Adam Lanza, 20, and his mother, Nancy, lived in a well-to-do part of Newtown, a prosperous community of 27,000 people about 60 miles northeast of New York City.

Adam Lanza's older brother, 24-year-old Ryan Lanza of Hoboken, N.J., was being questioned, a law enforcement official said. He told authorities that his brother was believed to suffer from a personality disorder and be "somewhat autistic" and lived with his mother in Connecticut, the official said, speaking on condition of anonymity because he was not authorized to speak on the record about the unfolding investigation.

Ryan Lanza had been extremely cooperative and was not under arrest or in custody, but investigators were still searching his computers and phone records. Ryan Lanza told law enforcement he had not been in touch with his brother since about 2010.

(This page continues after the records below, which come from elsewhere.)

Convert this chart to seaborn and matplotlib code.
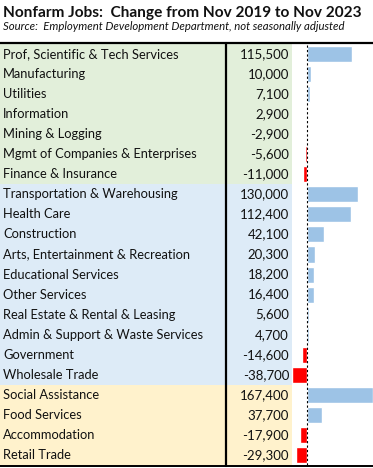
import matplotlib
matplotlib.use("Agg")
import matplotlib.pyplot as plt
import seaborn as sns
import pandas as pd
from matplotlib.transforms import blended_transform_factory

categories = [
    "Prof, Scientific & Tech Services", "Manufacturing", "Utilities", "Information",
    "Mining & Logging", "Mgmt of Companies & Enterprises", "Finance & Insurance",
    "Transportation & Warehousing", "Health Care", "Construction",
    "Arts, Entertainment & Recreation", "Educational Services", "Other Services",
    "Real Estate & Rental & Leasing", "Admin & Support & Waste Services",
    "Government", "Wholesale Trade",
    "Social Assistance", "Food Services", "Accommodation", "Retail Trade",
]
values = [115500, 10000, 7100, 2900, -2900, -5600, -11000,
          130000, 112400, 42100, 20300, 18200, 16400, 5600, 4700, -14600, -38700,
          167400, 37700, -17900, -29300]
groups = ["g"] * 7 + ["b"] * 10 + ["y"] * 4

title = "Nonfarm Jobs:  Change from Nov 2019 to Nov 2023"
subtitle = "Source:  Employment Development Department, not seasonally adjusted"

group_colors = {"g": "#E2EFDA", "b": "#DDEBF7", "y": "#FFF2CC"}
pos_color = "#9DC3E6"
neg_color = "#FF0000"

W, H = 373, 468
fig = plt.figure(figsize=(W / 100, H / 100), dpi=100)
sns.set_style("white")
plt.rcParams['font.family'] = ['Lato', 'DejaVu Sans']

top_px, bot_px = 44, 465
ax = fig.add_axes([0, 1 - bot_px / H, 1, (bot_px - top_px) / H])

df = pd.DataFrame({"cat": categories, "val": values,
                   "sign": ["pos" if v >= 0 else "neg" for v in values]})
sns.barplot(data=df, x="val", y="cat", hue="sign",
            palette={"pos": pos_color, "neg": neg_color},
            dodge=False, legend=False, width=0.8, ax=ax, orient="h",
            saturation=1, zorder=3)

zero_px, max_px = 307.3, 372.5
per_px = max(values) / (max_px - zero_px)
ax.set_xlim(-zero_px * per_px, (W - zero_px) * per_px)
n = len(categories)
ax.set_ylim(n - 0.5, -0.5)
ax.axis("off")

table_right = 292 / W
for i, g in enumerate(groups):
    ax.axhspan(i - 0.5, i + 0.5, xmin=0, xmax=table_right,
               color=group_colors[g], lw=0, zorder=0)

trans = blended_transform_factory(ax.transAxes, ax.transData)
for i, (c, v) in enumerate(zip(categories, values)):
    ax.text(3 / W, i, c, transform=trans, ha="left", va="center",
            fontsize=9.3, color="#111111", zorder=4)
    ax.text(289 / W, i, f"{v:,}", transform=trans, ha="right", va="center",
            fontsize=9.5, color="#111111", zorder=4)

# zero dashed line
ax.axvline(0, color="black", lw=0.8, ls=(0, (2, 2)), zorder=5)

# lines in figure coords
fig.add_artist(plt.Line2D([0, 1], [1 - 43.3 / H] * 2, color="black", lw=1.6))
fig.add_artist(plt.Line2D([0, 1], [1 - 465.7 / H] * 2, color="black", lw=1.4))
fig.add_artist(plt.Line2D([226.3 / W] * 2, [1 - 43.3 / H, 1 - 465.7 / H],
                          color="black", lw=1.6))

fig.text(3 / W, 1 - 12.5 / H, title, fontsize=11.1, fontweight="bold",
         ha="left", va="center", color="#111111")
fig.text(3 / W, 1 - 27 / H, subtitle, fontsize=8.2, style="italic",
         ha="left", va="center", color="#111111")

fig.savefig("out.png", dpi=100)
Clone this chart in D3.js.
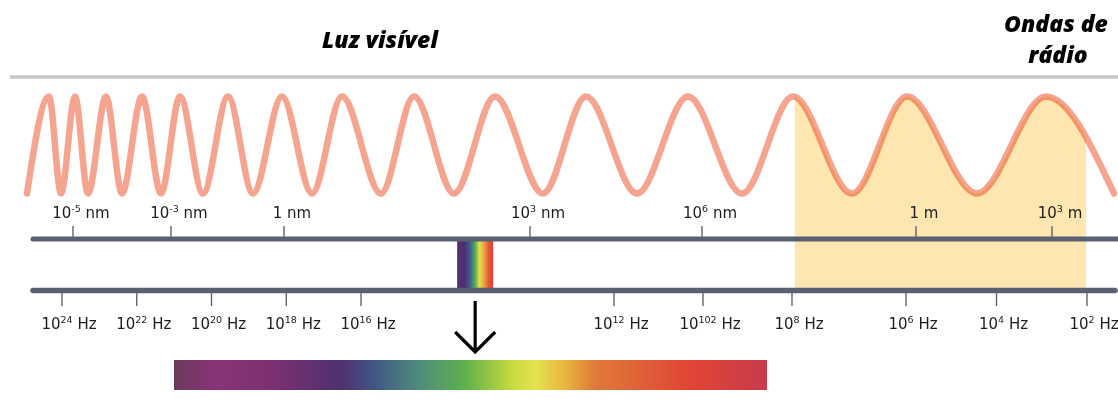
<!DOCTYPE html>
<html>
<head>
<meta charset="utf-8">
<script src="https://cdn.jsdelivr.net/npm/d3@7"></script>
<style>
  html, body { margin: 0; padding: 0; background: #fff; }
  svg { display: block; }
  .lbl { font-family: "DejaVu Sans", sans-serif; font-size: 15px; fill: #1c1c1c; }
  .title { font-family: "Open Sans", sans-serif; font-weight: 800; font-style: italic; font-size: 23px; fill: #000; }
</style>
</head>
<body>
<svg id="chart"></svg>
<script>
// DATA
// wavelength ticks, log10 of metres, with label pieces [base, superscript, unit]
const wavelengthExp = [-14, -12, -9, -6, -3, 0, 3];
const wavelengthLabels = [
  ["10", "-5", " nm"], ["10", "-3", " nm"], ["1", "", " nm"], ["10", "3", " nm"],
  ["10", "6", " nm"], ["1", "", " m"], ["10", "3", " m"]
];
// frequency ticks, log10 of Hz (the 10^10 label is printed "10102" in the source)
const frequencyExp = [24, 22, 20, 18, 16, 12, 10, 8, 6, 4, 2];
const frequencyLabels = [
  ["10", "24", " Hz"], ["10", "22", " Hz"], ["10", "20", " Hz"], ["10", "18", " Hz"],
  ["10", "16", " Hz"], ["10", "12", " Hz"], ["10", "102", " Hz"], ["10", "8", " Hz"],
  ["10", "6", " Hz"], ["10", "4", " Hz"], ["10", "2", " Hz"]
];
// bands on the frequency axis (log10 Hz)
const visibleBand = [14.48, 13.91];
const radioBand = [7.95, 2.02];
// wave: crest and trough positions along the strip
const waveCrests = [49, 75, 106, 142, 180, 228, 282, 342, 414, 495, 586, 688, 793, 907, 1046];
const waveTroughs = [27, 61, 88, 122, 161, 203, 253, 312, 381, 454, 543, 637, 742, 852, 977, 1114];
// colours of the visible spectrum
const spectrumStops = [
  [0, "#6a3a5c"], [0.07, "#8a3378"], [0.17, "#7b3072"], [0.28, "#50306f"],
  [0.34, "#3f5886"], [0.41, "#4f8a7c"], [0.49, "#5db14d"], [0.57, "#c7da3f"],
  [0.61, "#e5e34f"], [0.66, "#e8b43f"], [0.71, "#df7a39"], [0.87, "#e04535"],
  [1, "#c93a4b"]
];
const stripStops = [
  [0, "#5a2d6e"], [0.2, "#4a2f73"], [0.35, "#3e5a8c"], [0.5, "#56ad52"],
  [0.62, "#e3e04c"], [0.75, "#eba23e"], [0.88, "#e3543a"], [1, "#e04333"]
];
const titles = ["Luz visível", "Ondas de", "rádio"];

// LAYOUT
const W = 1118, H = 410;
const svg = d3.select("#chart").attr("width", W).attr("height", H);

const topBarY = 239, botBarY = 290.5, barX0 = 33;
const crestY = 96.5, troughY = 193.5;

// the illustration's axes are not evenly spaced, so piecewise scales
const xWave = d3.scaleLinear().domain([0, W]).range([0, W]);
const xLambda = d3.scaleLinear()
  .domain([-14, -12, -9, -6, -3, 0, 3])
  .range([73, 171, 284, 530, 702, 916, 1052]);
const xFreq = d3.scaleLinear()
  .domain([24, 16, 12, 8, 6, 2])
  .range([62, 361, 614, 792, 906, 1087]);
const yWave = d3.scaleLinear().domain([-1, 1]).range([troughY, crestY]);

const defs = svg.append("defs");
function gradient(id, stops) {
  defs.append("linearGradient")
    .attr("id", id)
    .attr("x1", "0%").attr("x2", "100%").attr("y1", "0%").attr("y2", "0%")
    .selectAll("stop")
    .data(stops)
    .enter()
    .append("stop")
    .attr("offset", d => d[0])
    .attr("stop-color", d => d[1]);
}
gradient("spec-grad", spectrumStops);
gradient("strip-grad", stripStops);

// titles and header rule
svg.append("text").attr("class", "title").attr("x", 380).attr("y", 48)
  .attr("text-anchor", "middle").text(titles[0]);
svg.append("text").attr("class", "title").attr("x", 1056).attr("y", 32)
  .attr("text-anchor", "middle").text(titles[1]);
svg.append("text").attr("class", "title").attr("x", 1058).attr("y", 63)
  .attr("text-anchor", "middle").text(titles[2]);
svg.append("line")
  .attr("x1", 10).attr("x2", W).attr("y1", 77).attr("y2", 77)
  .attr("stroke", "#c6c6c6").attr("stroke-width", 3.5);

// wave points
const wavePts = waveCrests.map(x => ({ x, v: 1 }))
  .concat(waveTroughs.map(x => ({ x, v: -1 })))
  .sort((a, b) => a.x - b.x);

// radio band shading under the wave
const rx0 = xFreq(radioBand[0]), rx1 = xFreq(radioBand[1]);
defs.append("clipPath").attr("id", "radio-clip")
  .append("rect")
  .attr("x", rx0).attr("y", 0)
  .attr("width", rx1 - rx0).attr("height", H);

const area = d3.area()
  .curve(d3.curveMonotoneX)
  .x(d => xWave(d.x))
  .y0(botBarY)
  .y1(d => yWave(d.v));

svg.append("path")
  .datum(wavePts)
  .attr("d", area)
  .attr("fill", "#fde6b0")
  .attr("clip-path", "url(#radio-clip)");

const line = d3.line()
  .curve(d3.curveMonotoneX)
  .x(d => xWave(d.x))
  .y(d => yWave(d.v));

svg.append("path")
  .datum(wavePts)
  .attr("d", line)
  .attr("fill", "none")
  .attr("stroke", "#f5a48f")
  .attr("stroke-width", 6.5)
  .attr("stroke-linecap", "round")
  .style("mix-blend-mode", "multiply");

// label with superscript
function supLabel(sel, parts) {
  sel.append("tspan").text(parts[0]);
  if (parts[1]) {
    sel.append("tspan").attr("dy", -6).attr("font-size", "9.5px").text(parts[1]);
    sel.append("tspan").attr("dy", 6).text(parts[2]);
  } else {
    sel.append("tspan").text(parts[2]);
  }
}

// wavelength ticks
const wl = svg.append("g").selectAll("g")
  .data(wavelengthExp)
  .enter()
  .append("g");
wl.append("line")
  .attr("x1", d => xLambda(d)).attr("x2", d => xLambda(d))
  .attr("y1", 226).attr("y2", topBarY)
  .attr("stroke", "#555a66").attr("stroke-width", 1.3);
wl.append("text")
  .attr("class", "lbl")
  .attr("x", d => xLambda(d) + 8)
  .attr("y", 218)
  .attr("text-anchor", "middle")
  .each(function(d, i) { supLabel(d3.select(this), wavelengthLabels[i]); });

// frequency ticks
const fq = svg.append("g").selectAll("g")
  .data(frequencyExp)
  .enter()
  .append("g");
fq.append("line")
  .attr("x1", d => xFreq(d)).attr("x2", d => xFreq(d))
  .attr("y1", botBarY).attr("y2", 306)
  .attr("stroke", "#555a66").attr("stroke-width", 1.3);
fq.append("text")
  .attr("class", "lbl")
  .attr("x", d => xFreq(d) + 7)
  .attr("y", 329)
  .attr("text-anchor", "middle")
  .each(function(d, i) { supLabel(d3.select(this), frequencyLabels[i]); });

// visible strip between the bars
const vx0 = xFreq(visibleBand[0]), vx1 = xFreq(visibleBand[1]);
svg.append("rect")
  .attr("x", vx0).attr("y", topBarY)
  .attr("width", vx1 - vx0).attr("height", botBarY - topBarY)
  .attr("fill", "url(#strip-grad)");

// the two bars
svg.append("line")
  .attr("x1", barX0).attr("x2", W + 10).attr("y1", topBarY).attr("y2", topBarY)
  .attr("stroke", "#5b6070").attr("stroke-width", 5).attr("stroke-linecap", "round");
svg.append("line")
  .attr("x1", barX0).attr("x2", W - 3).attr("y1", botBarY).attr("y2", botBarY)
  .attr("stroke", "#5b6070").attr("stroke-width", 5.5).attr("stroke-linecap", "round");

// arrow down to the expanded spectrum
const ax = (vx0 + vx1) / 2;
svg.append("path")
  .attr("d", `M${ax},301 V352 M${ax - 20},332 L${ax},352 L${ax + 20},332`)
  .attr("fill", "none")
  .attr("stroke", "#000")
  .attr("stroke-width", 3.2);

// expanded visible spectrum
svg.append("rect")
  .attr("x", 174).attr("y", 360)
  .attr("width", 593).attr("height", 30)
  .attr("fill", "url(#spec-grad)");
</script>
</body>
</html>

Brett Wilshe, a friend of Ryan Lanza's, said he sent him a Facebook message Friday asking what was going on and if he was okay. According to Wilshe, Lanza's reply was something along the lines of: "It was my brother. I think my mother is dead. Oh my God."

Adam Lanza attended Newtown High School, and several local news clippings from recent years mention his name among the school's honor roll students.

A neighbor in Newtown, Rhonda Cullens, said she knew Nancy Lanza from monthly get-togethers the neighborhood women had a few years back for games of bunco, a dice game.

"She was a very nice lady," Cullens said. "She was just like all the rest of us in the neighborhood, just a regular person."

Cullens recalled that Lanza liked to garden and to make her house look nice for the holidays. Lanza joked, though, that no one noticed because the house was out of view, up a hill, she said.

Sandeep Kapur, who lives two doors down from the Lanza family in Newtown, said he did not know them and was unaware of any disturbances at the Lanza house in the three years that he and his family have been in the neighborhood.

He described the area as a subdivision of well-tended, 15-year-old homes on lots of an acre or more, where many people work at companies like General Electric, Pepsi and IBM. Some are doctors, and his next-door neighbor is a bank CEO, said Kapur, a project manager at an information technology firm.

"The neighborhood's great. We have young kids, and they have lots of friends," he said. "If you drive past this neighborhood, it gives you a really warm feeling."